The new definition of .S
is now visible and active (but it's the only thing that WORDS
shows).
By resetting CONTEXT
to 0 (that's the FORTH
context), the original search order is restored.
0 CONTEXT !
WORDS
wid0 WORDLIST ?RAM CURRENT CONTEXT find IRET ...
The traditional method emulates the Forth-79 words VOCABULARY
, DEFINITIONS
and ORDER
.
Installation of VOCABULARY
also brings some helper words:
#require CURRENT
#require VOCABULARY
\ ...
WORDS
ORDER .VOC NVM VOCABULARY DEFINITIONS FORTH WIPE CURRENT CONTEXT find IRET ...
-
NVM
prevents compiling code to flash while vocabulary in RAM is active (CURRENT
> 0) -
ORDER
presents the search order for vocabularies defined byCONTEXT
-
.VOC
shows the name of a vocabulary, e.g.CURRENT @ .VOC
.
The following session demonstrates the VOCABULARY feature:
VOCABULARY myvoc ok
myvoc ok
words
ok
ORDER myvoc FORTH ok
DEFINITIONS
: .S ( -- ) ." This is .S in myvoc " .S ; ok
words
.S ok
.S This is .S in myvoc
<sp ok
FORTH ok
.S
<sp ok
ORDER FORTH FORTH ok
Note that VOCABULARY
, unlike the basic WORDLIST
feature, also works for temporary vocabularies in RAM.
VOC
brings the idea of "namespace prefixes" to embedded Forth.
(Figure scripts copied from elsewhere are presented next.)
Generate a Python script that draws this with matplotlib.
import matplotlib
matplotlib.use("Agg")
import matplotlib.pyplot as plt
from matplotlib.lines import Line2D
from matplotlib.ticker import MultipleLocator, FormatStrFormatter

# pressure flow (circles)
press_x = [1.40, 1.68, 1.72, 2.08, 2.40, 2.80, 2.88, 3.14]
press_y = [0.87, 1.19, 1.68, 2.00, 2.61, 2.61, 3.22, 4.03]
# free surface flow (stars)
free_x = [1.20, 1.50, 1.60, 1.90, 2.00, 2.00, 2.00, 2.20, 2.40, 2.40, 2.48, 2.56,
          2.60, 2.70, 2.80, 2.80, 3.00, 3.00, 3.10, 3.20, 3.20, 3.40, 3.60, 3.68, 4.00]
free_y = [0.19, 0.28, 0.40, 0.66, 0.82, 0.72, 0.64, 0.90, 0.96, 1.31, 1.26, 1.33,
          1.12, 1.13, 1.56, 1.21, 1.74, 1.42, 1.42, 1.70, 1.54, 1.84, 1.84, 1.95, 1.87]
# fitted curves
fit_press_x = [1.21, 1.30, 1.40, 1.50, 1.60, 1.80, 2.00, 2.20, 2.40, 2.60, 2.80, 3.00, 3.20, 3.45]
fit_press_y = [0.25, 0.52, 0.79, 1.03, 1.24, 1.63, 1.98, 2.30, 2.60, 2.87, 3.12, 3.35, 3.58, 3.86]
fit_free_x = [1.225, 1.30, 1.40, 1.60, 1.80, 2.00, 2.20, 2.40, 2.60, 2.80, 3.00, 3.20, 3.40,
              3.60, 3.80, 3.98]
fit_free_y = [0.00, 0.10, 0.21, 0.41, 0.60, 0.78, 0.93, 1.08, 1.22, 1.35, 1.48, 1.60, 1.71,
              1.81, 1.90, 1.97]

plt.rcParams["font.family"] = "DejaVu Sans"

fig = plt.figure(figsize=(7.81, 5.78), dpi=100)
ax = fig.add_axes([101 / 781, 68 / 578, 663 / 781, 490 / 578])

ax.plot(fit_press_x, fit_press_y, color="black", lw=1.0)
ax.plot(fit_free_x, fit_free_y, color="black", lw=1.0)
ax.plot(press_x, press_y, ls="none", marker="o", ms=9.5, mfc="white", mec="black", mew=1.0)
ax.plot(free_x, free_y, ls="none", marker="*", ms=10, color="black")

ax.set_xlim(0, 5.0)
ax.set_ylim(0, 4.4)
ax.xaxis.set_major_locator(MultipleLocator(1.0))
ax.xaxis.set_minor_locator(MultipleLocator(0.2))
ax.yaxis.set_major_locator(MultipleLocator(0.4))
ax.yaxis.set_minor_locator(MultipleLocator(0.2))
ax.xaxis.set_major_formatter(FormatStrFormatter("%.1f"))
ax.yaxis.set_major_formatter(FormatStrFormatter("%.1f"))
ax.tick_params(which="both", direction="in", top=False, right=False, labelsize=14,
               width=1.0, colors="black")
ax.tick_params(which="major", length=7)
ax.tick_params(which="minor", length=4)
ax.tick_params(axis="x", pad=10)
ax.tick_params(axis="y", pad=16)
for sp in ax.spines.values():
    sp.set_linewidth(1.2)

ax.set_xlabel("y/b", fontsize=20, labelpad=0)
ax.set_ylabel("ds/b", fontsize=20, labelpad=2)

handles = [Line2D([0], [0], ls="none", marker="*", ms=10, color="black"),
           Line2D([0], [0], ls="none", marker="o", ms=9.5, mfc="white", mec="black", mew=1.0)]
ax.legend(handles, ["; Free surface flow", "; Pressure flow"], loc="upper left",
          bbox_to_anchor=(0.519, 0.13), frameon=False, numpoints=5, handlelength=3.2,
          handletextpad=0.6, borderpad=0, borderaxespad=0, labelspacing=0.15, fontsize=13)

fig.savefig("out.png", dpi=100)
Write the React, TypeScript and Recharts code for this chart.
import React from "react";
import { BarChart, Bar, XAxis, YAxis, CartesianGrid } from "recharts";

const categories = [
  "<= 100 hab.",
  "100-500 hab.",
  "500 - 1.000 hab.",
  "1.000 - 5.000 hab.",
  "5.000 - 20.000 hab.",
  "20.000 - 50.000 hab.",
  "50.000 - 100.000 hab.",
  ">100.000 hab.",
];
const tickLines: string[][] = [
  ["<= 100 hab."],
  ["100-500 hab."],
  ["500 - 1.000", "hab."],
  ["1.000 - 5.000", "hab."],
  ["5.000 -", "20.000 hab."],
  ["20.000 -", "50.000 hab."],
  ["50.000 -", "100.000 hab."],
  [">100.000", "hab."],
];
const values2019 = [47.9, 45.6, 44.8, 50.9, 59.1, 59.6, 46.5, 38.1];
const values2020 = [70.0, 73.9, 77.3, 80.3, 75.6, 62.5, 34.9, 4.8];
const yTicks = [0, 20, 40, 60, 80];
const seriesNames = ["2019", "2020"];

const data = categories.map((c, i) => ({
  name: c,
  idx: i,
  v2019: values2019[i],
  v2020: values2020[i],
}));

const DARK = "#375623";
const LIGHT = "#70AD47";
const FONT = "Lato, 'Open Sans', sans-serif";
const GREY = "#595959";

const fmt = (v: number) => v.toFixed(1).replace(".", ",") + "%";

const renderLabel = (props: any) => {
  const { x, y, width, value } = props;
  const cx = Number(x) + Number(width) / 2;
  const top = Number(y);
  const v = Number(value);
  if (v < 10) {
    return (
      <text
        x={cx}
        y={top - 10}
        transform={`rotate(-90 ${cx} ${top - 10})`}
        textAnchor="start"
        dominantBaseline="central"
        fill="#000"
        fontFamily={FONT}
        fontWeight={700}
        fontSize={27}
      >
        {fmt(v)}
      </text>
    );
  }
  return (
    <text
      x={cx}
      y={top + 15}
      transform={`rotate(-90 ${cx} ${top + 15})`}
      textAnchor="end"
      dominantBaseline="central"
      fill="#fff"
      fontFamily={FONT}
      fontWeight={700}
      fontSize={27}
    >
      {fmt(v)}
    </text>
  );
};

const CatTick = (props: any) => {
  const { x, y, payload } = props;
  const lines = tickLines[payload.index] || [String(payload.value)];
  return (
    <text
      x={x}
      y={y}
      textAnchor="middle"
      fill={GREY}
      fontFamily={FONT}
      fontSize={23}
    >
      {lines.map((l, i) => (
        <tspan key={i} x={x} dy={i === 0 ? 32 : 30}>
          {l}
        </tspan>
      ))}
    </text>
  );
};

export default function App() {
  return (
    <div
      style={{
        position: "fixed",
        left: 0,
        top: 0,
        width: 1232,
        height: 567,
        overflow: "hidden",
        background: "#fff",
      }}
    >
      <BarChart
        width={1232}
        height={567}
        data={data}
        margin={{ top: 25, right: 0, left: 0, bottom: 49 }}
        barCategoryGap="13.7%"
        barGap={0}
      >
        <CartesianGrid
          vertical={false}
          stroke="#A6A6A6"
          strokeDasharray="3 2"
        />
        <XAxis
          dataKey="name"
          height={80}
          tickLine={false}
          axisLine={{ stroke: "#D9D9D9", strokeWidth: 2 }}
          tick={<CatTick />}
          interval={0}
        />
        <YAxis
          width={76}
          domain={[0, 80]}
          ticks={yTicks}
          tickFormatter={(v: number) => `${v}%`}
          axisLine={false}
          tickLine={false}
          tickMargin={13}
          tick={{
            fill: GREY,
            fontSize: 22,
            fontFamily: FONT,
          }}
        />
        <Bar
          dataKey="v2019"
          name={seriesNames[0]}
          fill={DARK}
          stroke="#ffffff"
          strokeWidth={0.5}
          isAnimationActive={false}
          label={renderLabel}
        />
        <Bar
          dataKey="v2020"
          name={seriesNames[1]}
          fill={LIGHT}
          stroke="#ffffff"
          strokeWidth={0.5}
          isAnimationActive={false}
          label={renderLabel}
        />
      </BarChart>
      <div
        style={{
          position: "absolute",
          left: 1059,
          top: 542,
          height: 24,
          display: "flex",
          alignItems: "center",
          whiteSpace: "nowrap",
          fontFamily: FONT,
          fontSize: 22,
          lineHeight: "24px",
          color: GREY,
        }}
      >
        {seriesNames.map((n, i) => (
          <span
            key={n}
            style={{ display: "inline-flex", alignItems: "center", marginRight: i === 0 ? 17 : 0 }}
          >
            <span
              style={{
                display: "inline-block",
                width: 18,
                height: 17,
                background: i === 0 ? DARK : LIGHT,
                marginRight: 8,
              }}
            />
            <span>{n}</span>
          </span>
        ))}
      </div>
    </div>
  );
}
The rationale is to keep the vocabulary uncluttered and the source code readable, while using short and targeted words (e.g. C!
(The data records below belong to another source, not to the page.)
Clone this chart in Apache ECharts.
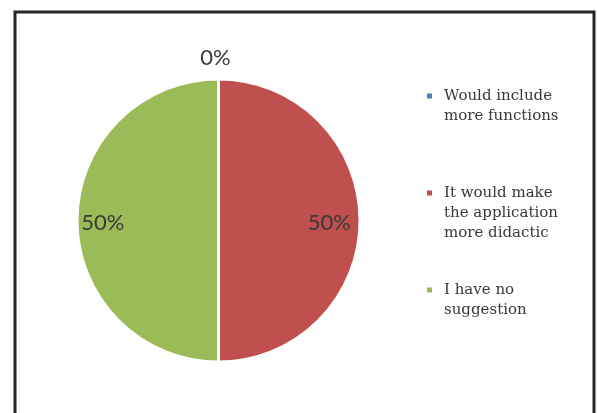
<!DOCTYPE html>
<html>
<head>
<meta charset="utf-8">
<script src="https://cdn.jsdelivr.net/npm/echarts@6/dist/echarts.min.js"></script>
<style>
  html, body { margin: 0; padding: 0; background: #fff; }
  #chart { width: 597px; height: 413px; }
</style>
</head>
<body>
<div id="chart"></div>
<script>
// Survey answers and their shares
const categories = [
  'Would include\nmore functions',
  'It would make\nthe application\nmore didactic',
  'I have no\nsuggestion'
];
const shares = [0, 50, 50];
const colors = ['#4F81BD', '#C0504D', '#9BBB59'];

// label nudges per slice (relative to the inside anchor)
const labelOffsets = [[-3, -89], [37, 2], [-42, 2]];

const chart = echarts.init(document.getElementById('chart'), null, { renderer: 'canvas' });

chart.setOption({
  animation: false,
  backgroundColor: '#fff',
  color: colors,
  graphic: [{
    type: 'rect',
    shape: { x: 15, y: 12, width: 579, height: 420 },
    style: { fill: 'none', stroke: '#262626', lineWidth: 3 },
    silent: true
  }],
  legend: {
    orient: 'vertical',
    left: 427,
    top: 66,
    padding: 0,
    itemGap: 17,
    itemWidth: 5,
    itemHeight: 5,
    icon: 'rect',
    itemStyle: { borderWidth: 0 },
    data: categories,
    // keep the marker level with the first line of a wrapped entry
    formatter: function (name) {
      const extra = name.split('\n').length - 1;
      return '\n'.repeat(extra) + name;
    },
    textStyle: {
      fontFamily: 'DejaVu Serif',
      fontSize: 15,
      lineHeight: 20,
      padding: [0, 0, 0, 7],
      color: '#383838'
    }
  },
  series: [{
    type: 'pie',
    center: [218.5, 220.5],
    radius: [0, 141.5],
    startAngle: 90,
    clockwise: true,
    avoidLabelOverlap: false,
    itemStyle: { borderColor: '#fff', borderWidth: 3 },
    label: {
      show: true,
      position: 'inside',
      formatter: '{d}%',
      fontFamily: 'Lato',
      fontSize: 22,
      color: '#3a3a3a'
    },
    labelLine: { show: false },
    emphasis: { disabled: true },
    data: categories.map(function (name, i) {
      return {
        name: name,
        value: shares[i],
        label: { offset: labelOffsets[i] }
      };
    })
  }]
});
</script>
</body>
</html>
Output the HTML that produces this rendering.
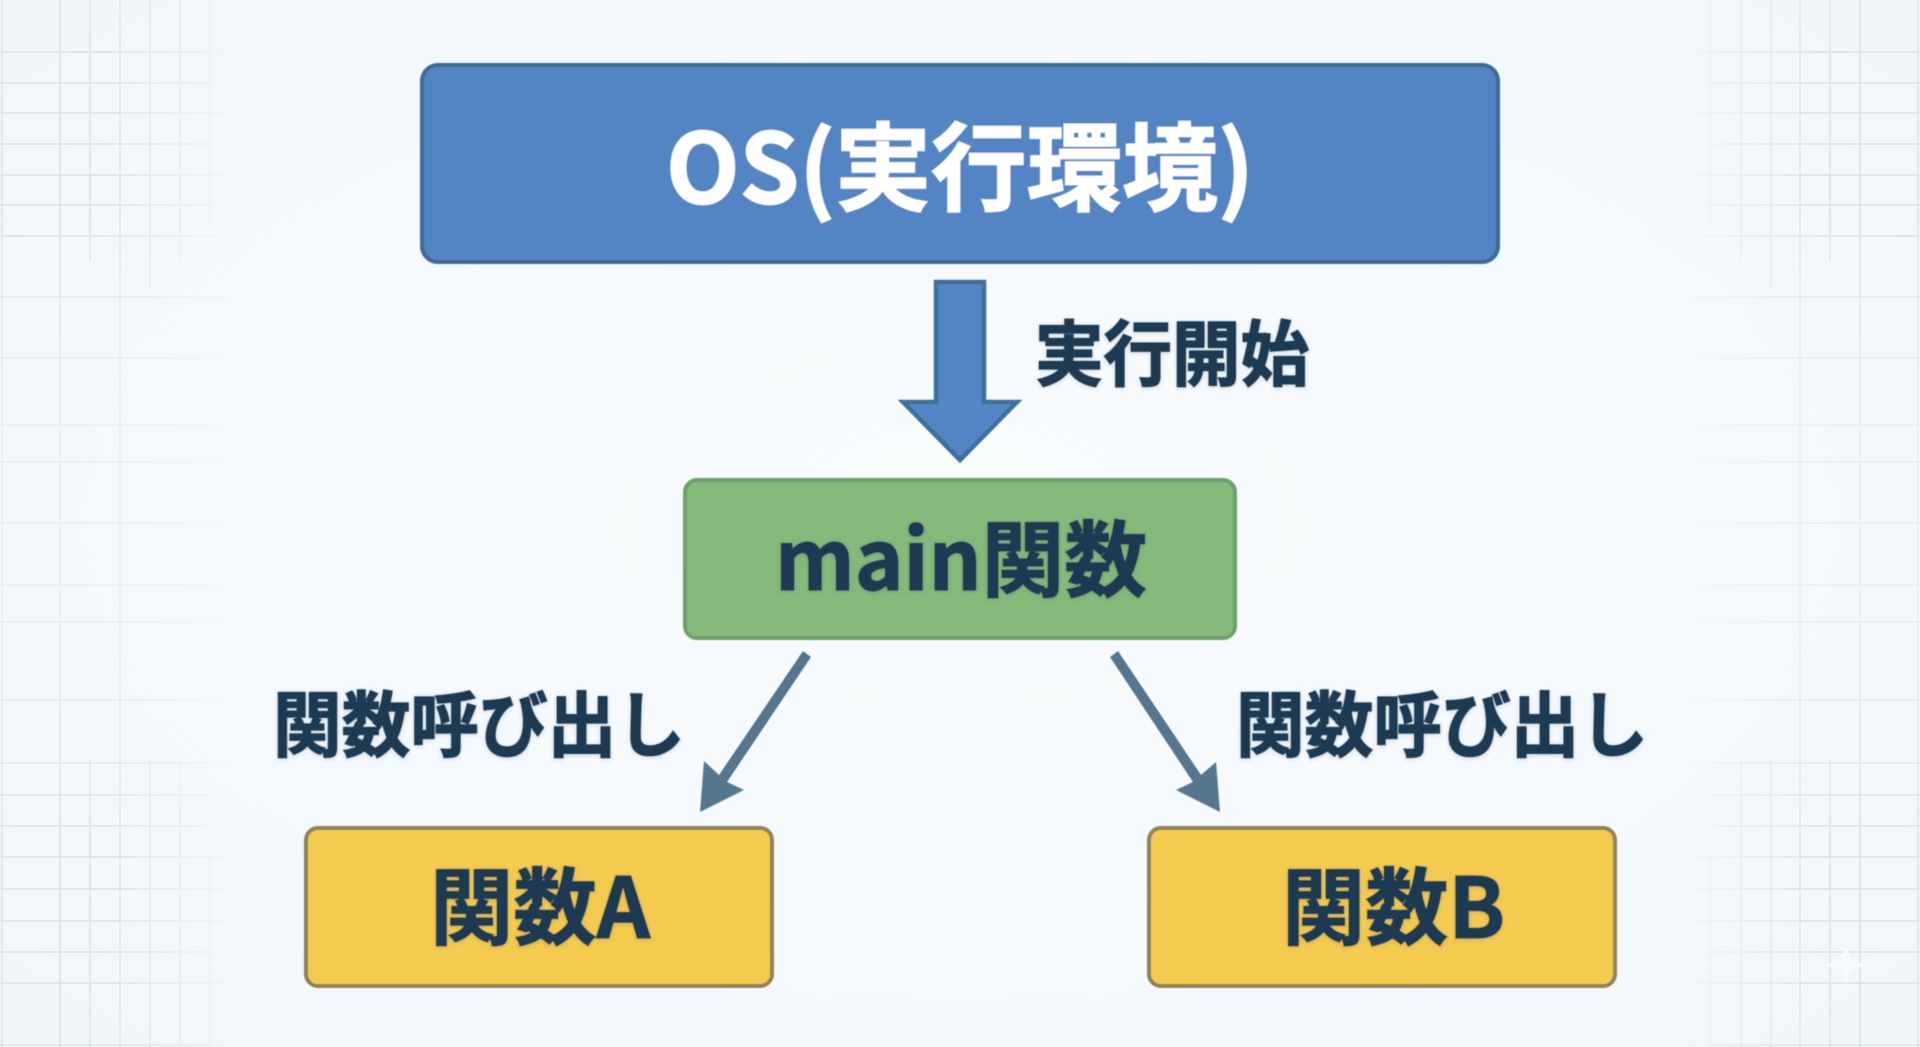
<!DOCTYPE html>
<html lang="ja"><head><meta charset="utf-8"><title>実行の流れ</title>
<style>
html,body{margin:0;padding:0;width:1920px;height:1047px;overflow:hidden;background:#f2f8fb}
svg{display:block}
text{font-family:"Liberation Sans","Noto Sans CJK JP",sans-serif}
.t{font-family:"Noto Sans CJK JP","Liberation Sans",sans-serif;font-weight:700;fill:#1c3a52;stroke:#1c3a52;stroke-width:1.3px;stroke-linejoin:miter;filter:drop-shadow(0 1px 2px rgba(28,58,82,.18))}
.w{fill:#fff;stroke:#fff;stroke-width:1.4px;filter:none}
</style></head><body>
<svg width="1920" height="1047" viewBox="0 0 1920 1047" xmlns="http://www.w3.org/2000/svg">
<defs>
<radialGradient id="bg" cx="50%" cy="50%" r="70%"><stop offset="0" stop-color="#f9fcfd"/><stop offset=".6" stop-color="#f4f9fc"/><stop offset="1" stop-color="#f0f6fa"/></radialGradient>
<linearGradient id="fade"><stop offset="0" stop-color="#fff"/><stop offset=".055" stop-color="#fff"/><stop offset=".125" stop-color="#000"/><stop offset=".875" stop-color="#000"/><stop offset=".945" stop-color="#fff"/><stop offset="1" stop-color="#fff"/></linearGradient>
<linearGradient id="vfade" x1="0" y1="0" x2="0" y2="1"><stop offset="0" stop-color="#fff"/><stop offset=".2" stop-color="#fff"/><stop offset=".38" stop-color="#777"/><stop offset=".62" stop-color="#777"/><stop offset=".8" stop-color="#fff"/><stop offset="1" stop-color="#fff"/></linearGradient>
<mask id="m" maskUnits="userSpaceOnUse" x="0" y="0" width="1920" height="1047"><rect width="1920" height="1047" fill="url(#vfade)"/><rect width="1920" height="1047" fill="url(#fade)" style="mix-blend-mode:multiply"/></mask>
<filter id="soft" x="-5%" y="-5%" width="110%" height="110%"><feGaussianBlur stdDeviation="0.5"/></filter>
</defs>
<rect width="1920" height="1047" fill="url(#bg)"/>
<g mask="url(#m)" stroke="#d9e2e7" stroke-width="1.5" fill="none">
<path d="M2 0V1047M60 0V1047M120 0V1047M90 0V260M90 760V1047M150 0V290M150 760V1047M180 0V260M180 760V1047M210 0V230M210 850V1047"/>
<path d="M1918 0V1047M1860 0V1047M1800 0V1047M1830 0V260M1830 760V1047M1771 0V290M1771 760V1047M1741 0V260M1741 760V1047M1710 0V230M1710 850V1047"/>
<path d="M0 52H300M0 83H300M0 113H300M0 144H300M0 175H300M0 205H300M0 236H300M0 297H300M0 358H300M0 425H300M0 462H300M0 523H300M0 585H300M0 622H300M0 700H300M0 763H300M0 795H300M0 826H300M0 857H300M0 889H300M0 921H300M0 952H300M0 983H300M0 1045H300"/>
<path d="M1620 52H1920M1620 83H1920M1620 113H1920M1620 144H1920M1620 175H1920M1620 205H1920M1620 236H1920M1620 297H1920M1620 358H1920M1620 425H1920M1620 462H1920M1620 523H1920M1620 585H1920M1620 622H1920M1620 700H1920M1620 763H1920M1620 795H1920M1620 826H1920M1620 857H1920M1620 889H1920M1620 921H1920M1620 952H1920M1620 983H1920M1620 1045H1920"/>
</g>
<path d="M1846 945L1851 960L1866 965L1851 970L1846 985L1841 970L1826 965L1841 960Z" fill="#f7fbfc" filter="url(#soft)"/>

<g filter="url(#soft)">
<rect x="422" y="65" width="1076" height="197" rx="16" fill="#5285c4" stroke="#3e6b99" stroke-width="4"/>
<path d="M936 282H984V402H1017L960 460L903 402H936Z" fill="#5286c4" stroke="#3f7099" stroke-width="4.5"/>
<rect x="685" y="480" width="550" height="158" rx="12" fill="#84ba7a" stroke="#6f9f6c" stroke-width="4"/>
<path d="M803 651L719 775L704 761L700 812L744 790L727 782L811 657Z" fill="#55768f"/>
<path d="M1118 651L1201 775L1216 762L1220 812L1176 790L1193 782L1110 657Z" fill="#55768f"/>
<rect x="306" y="828" width="466" height="158" rx="12" fill="#f5cb4f" stroke="#8f8458" stroke-width="4"/>
<rect x="1149" y="828" width="466" height="158" rx="12" fill="#f5cb4f" stroke="#8f8458" stroke-width="4"/>

<g transform="translate(666,203) scale(1,1.02)"><text class="t w" x="0" y="0" font-size="94" textLength="588" lengthAdjust="spacingAndGlyphs">OS(実行環境)</text></g>
<g transform="translate(1035,380) scale(1,1.05)"><text class="t" x="0" y="0" font-size="68" textLength="274" lengthAdjust="spacingAndGlyphs">実行開始</text></g>
<g transform="translate(775,590) scale(1,1.04)"><text class="t" x="0" y="0" font-size="80" textLength="372" lengthAdjust="spacingAndGlyphs">main関数</text></g>
<g transform="translate(273,751) scale(1,1.05)"><text class="t" x="0" y="0" font-size="68" textLength="412" lengthAdjust="spacingAndGlyphs">関数呼び出し</text></g>
<g transform="translate(1236,751) scale(1,1.05)"><text class="t" x="0" y="0" font-size="68" textLength="412" lengthAdjust="spacingAndGlyphs">関数呼び出し</text></g>
<g transform="translate(430,938) scale(1,1.05)"><text class="t" x="0" y="0" font-size="80" textLength="220" lengthAdjust="spacingAndGlyphs">関数A</text></g>
<g transform="translate(1282,938) scale(1,1.05)"><text class="t" x="0" y="0" font-size="80" textLength="223" lengthAdjust="spacingAndGlyphs">関数B</text></g>
</g>
</svg>
</body></html>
for writing to a serial EEPROM).
It's even possible to create a hierarchy of namespaces (i.e. by defining a VOC
prefix within another "namespace":
#require i2c
i2c DEFINITIONS
VOC eeprom i2c eeprom DEFINITIONS
$50 CONSTANT sid
: C@ ( a -- c ) 1 i2c eeprom sid i2c read ;
: C! ( c a -- ) 2 i2c eeprom sid i2c write ;
FORTH DEFINITIONS
The prefixes i2c
and eeprom
are IMMEDIATE
(executed during compile time). In the definition of C!
only the literals 2
and sid
, and the word write
get compiled to the NVM. In a similar way, an I2C library might have "branches" and "leafs" for different types of I2C devices and their features (e.g. i2c rtc
, i2c port
, etc).
The new words C@ and C! can now be used like this:
$AA 200 i2c eeprom C!
200 i2c eeprom C@ .
The CURRENT
and the VOC
front-end require a total of 599 bytes Flash and 8 bytes RAM memory. Tthat's often too much for a Low Density device, but on a STM8 Medium Density or High Density device (16K .. 32K Flash ROM) it's really worth it!